JR: Of the many things Riley is working on, you can read these: OUR BELOVED 26TH (Future Tense),  WHEN SHE COMES HOME (Mud Luscious Press, February 2010).


Joshua MohrJE: WWFiL is a new series we’re starting here at Three Guys, in which the fellas and I ask some of our favorite writers to guest blog a short essay about a book or books, or maybe an author, that made them fall in love in with reading. We wanted to know who they were, and how the book changed them, and who they’ve become as readers and writers and book people. In the coming months, you’ll be hearing from a dizzying array of writers, all of whom have one thing in common: we’ve covered them here at Three Guys One Book.

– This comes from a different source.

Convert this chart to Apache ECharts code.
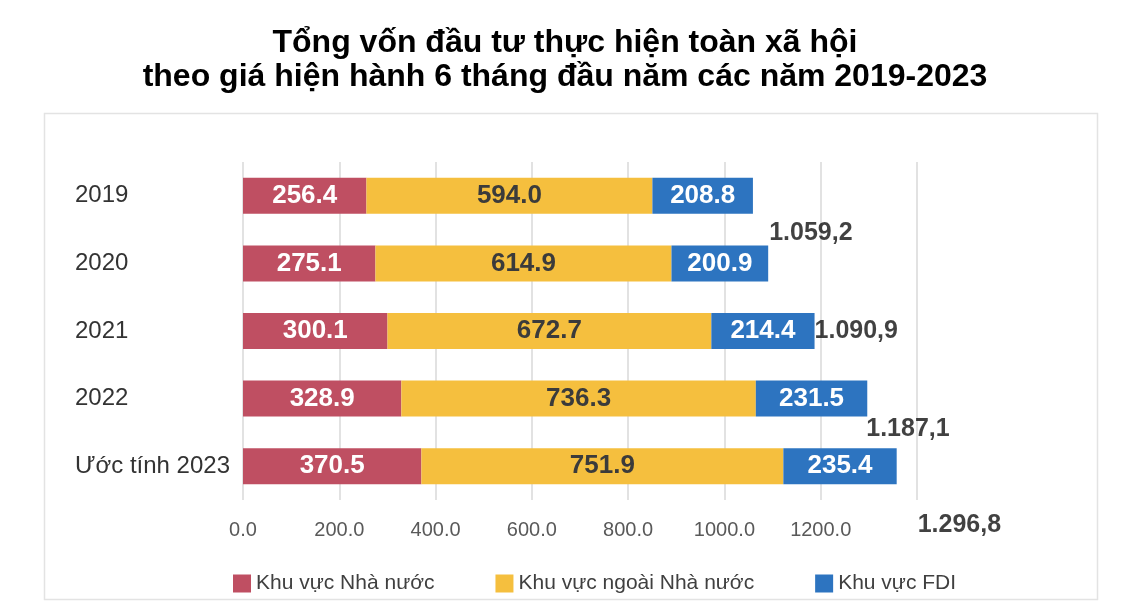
<!DOCTYPE html>
<html>
<head>
<meta charset="utf-8">
<script src="https://cdn.jsdelivr.net/npm/echarts@6/dist/echarts.min.js"></script>
<style>html,body{margin:0;padding:0;background:#fff}#c{width:1130px;height:608px}</style>
</head>
<body>
<div id="c"></div>
<script>
// ---- data ----
const categories = ['2019', '2020', '2021', '2022', 'Ước tính 2023'];
const stateSector = [256.4, 275.1, 300.1, 328.9, 370.5];
const nonStateSector = [594.0, 614.9, 672.7, 736.3, 751.9];
const fdiSector = [208.8, 200.9, 214.4, 231.5, 235.4];
const seriesNames = ['Khu vực Nhà nước', 'Khu vực ngoài Nhà nước', 'Khu vực FDI'];
const totalLabels = ['1.059,2', '1.090,9', '1.187,1', '1.296,8'];
const xTickValues = [0, 200, 400, 600, 800, 1000, 1200, 1400];

// ---- chart ----
const chart = echarts.init(document.getElementById('c'));
const rowSum = i => stateSector[i] + nonStateSector[i] + fdiSector[i];
// total labels in the reference sit beside the following row's bar
const totalAnchorRows = [1, 2, 3, 4];
const totalOffsets = [[1, -30], [0, 0], [-1, 31], [21, 59]];

const sans = '"Liberation Sans", Arial, sans-serif';

function barSeries(name, data, color, labelColor) {
  return {
    name, type: 'bar', stack: 'total', data, barWidth: 36,
    itemStyle: { color },
    label: {
      show: true, position: 'inside', color: labelColor,
      fontFamily: sans, fontWeight: 'bold', fontSize: 26,
      formatter: p => p.value.toFixed(1)
    }
  };
}

chart.setOption({
  animation: false,
  backgroundColor: '#ffffff',
  title: {
    text: 'Tổng vốn đầu tư thực hiện toàn xã hội\ntheo giá hiện hành 6 tháng đầu năm các năm 2019-2023',
    left: 'center', top: 21,
    textStyle: { fontFamily: sans, fontWeight: 'bold', fontSize: 32, lineHeight: 34, color: '#000' }
  },
  graphic: [{
    type: 'rect', left: 42, top: 111, z: -1,
    shape: { width: 1053, height: 486 },
    style: { fill: 'none', stroke: '#e3e3e3', lineWidth: 1.5 }
  }],
  legend: {
    left: 228, top: 568, itemWidth: 18, itemHeight: 18, itemGap: 61,
    icon: 'rect',
    data: seriesNames,
    textStyle: { fontFamily: sans, fontSize: 21, color: '#404040' }
  },
  grid: { left: 243, right: 213, top: 162, bottom: 108 },
  xAxis: {
    type: 'value', min: xTickValues[0], max: xTickValues[xTickValues.length - 1], interval: 200,
    axisLine: { show: false }, axisTick: { show: false },
    splitLine: { lineStyle: { color: '#d9d9d9', width: 1.5 } },
    axisLabel: {
      margin: 20, fontFamily: sans, fontSize: 20, color: '#595959',
      formatter: v => (v === 1400 ? '' : v.toFixed(1))
    }
  },
  yAxis: {
    type: 'category', data: categories, inverse: true,
    axisLine: { show: false }, axisTick: { show: false },
    axisLabel: { align: 'left', margin: 168, fontFamily: sans, fontSize: 24, color: '#333' }
  },
  series: [
    barSeries(seriesNames[0], stateSector, '#BF4F62', '#ffffff'),
    barSeries(seriesNames[1], nonStateSector, '#F5BF3E', '#3b3b3b'),
    barSeries(seriesNames[2], fdiSector, '#2D74C0', '#ffffff'),
    {
      type: 'scatter', symbolSize: 0, silent: true,
      data: totalLabels.map((t, i) => ({
        value: [rowSum(totalAnchorRows[i]), categories[totalAnchorRows[i]]],
        label: { offset: totalOffsets[i] }
      })),
      label: {
        show: true, position: 'right', distance: 0, color: '#111',
        fontFamily: sans, fontWeight: 'bold', fontSize: 25,
        formatter: p => totalLabels[p.dataIndex]
      }
    }
  ]
});
</script>
</body>
</html>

A couple weeks back I covered Joshua Mohr’s badass and unsettling debut from Two Dollar Radio, Some Things That Meant the World to Me. We Three Guys love watching young talent emerge and develop, and look forward to more from Mohr, beginning with next year’s follow up, Termite Parade, also brought to you by our favorite family joint, Two Dollar Radio. Here’s Joshua Mohr on when he fell in love:

Joshua Mohr: I was one of those high school students who thought reading was bullshit.  And books like “Red Badge of Courage”, “Ethan Frome”, and “Pride and Prejudice” weren’t helping my opinion that literature was pretentious and stuck up.  I didn’t want any part of the canon, if it was comprised of stilted and boring narratives.  Or as Bukowski put it in his introduction to John Fante’s “Ask the Dust”: “…nothing I read related to me or to the streets or to the people about me.”

Then my senior year in high school–having literally faked my way through every book report I’d ever written–my English teacher busted me on it.  He said it was obvious that I hadn’t read the assigned book and handed me a copy of Vonnegut’s “Slaughterhouse Five”; I had two days to read the book, write a report, hand it in, or he’d flunk me.  I begrudgingly left with yet another novel I didn’t want to read.

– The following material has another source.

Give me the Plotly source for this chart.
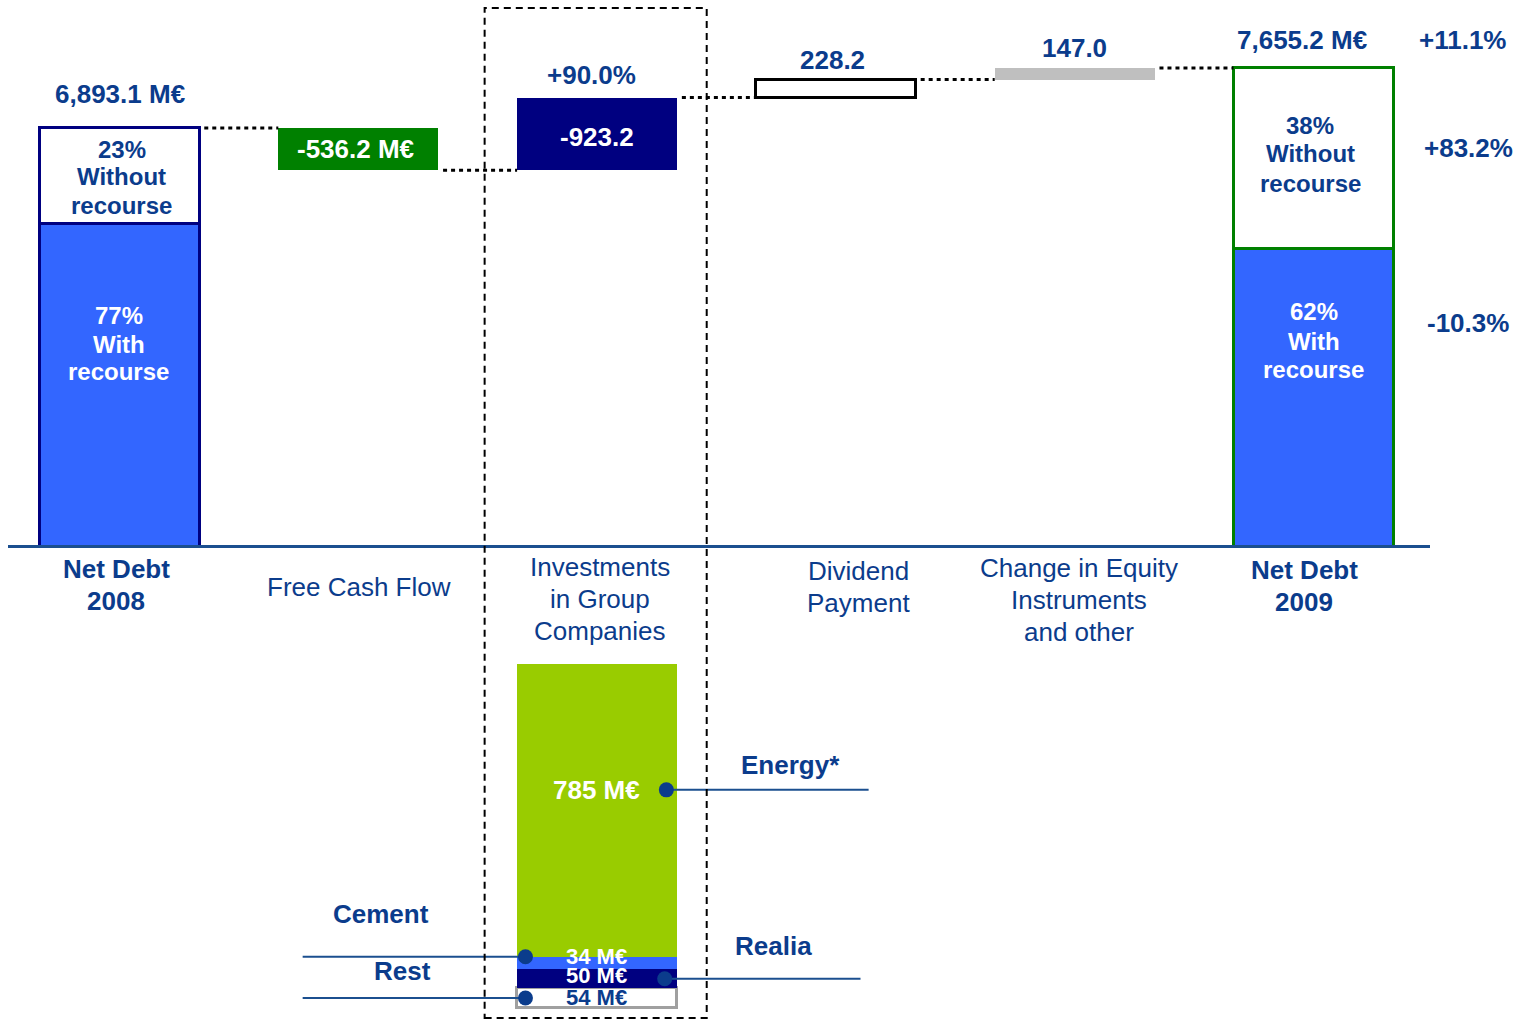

But read it I did because repeating my senior year didn’t seem like a solid option, and the book changed me. Everything I thought I knew about literature was wrong.  It wasn’t boring or stilted, or at least it didn’t have to be.  In the right hands, literature was vibrant and exciting and unpredictable and could make you laugh and break your heart and it could even do all these things at once.  I was hooked.  I asked that teacher for a reading list and he recommended Plath, Kesey, Paley, and Huxley, and just like that, I was a fiend.

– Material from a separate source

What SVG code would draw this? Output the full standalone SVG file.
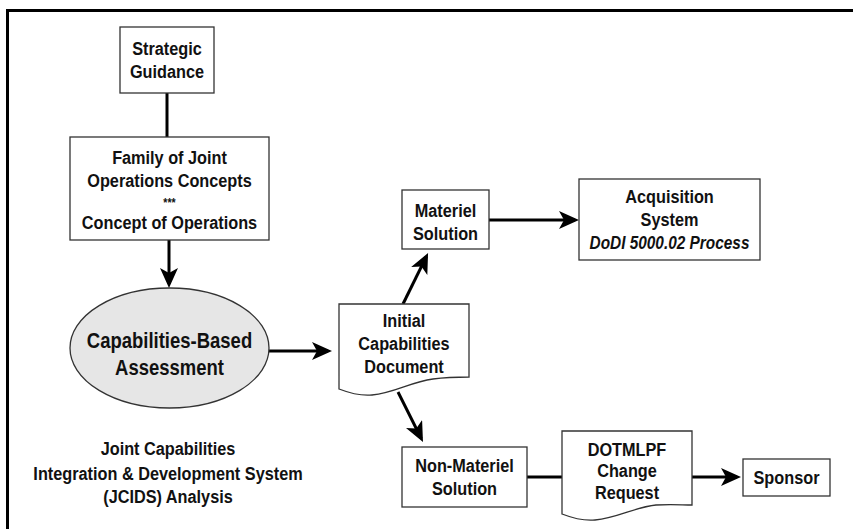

As an aside, I tried to contact this teacher years later to let him know the immense influence he’d had on me: that I was turning into a writer myself, thanking him for first showing me Vonnegut.  He never responded to my email.  He didn’t care or didn’t get it.  Or he remembered me as a piss-ant stoner wasting his time.  I can’t really argue with that.  As Billy Pilgrim would say, “So it goes.”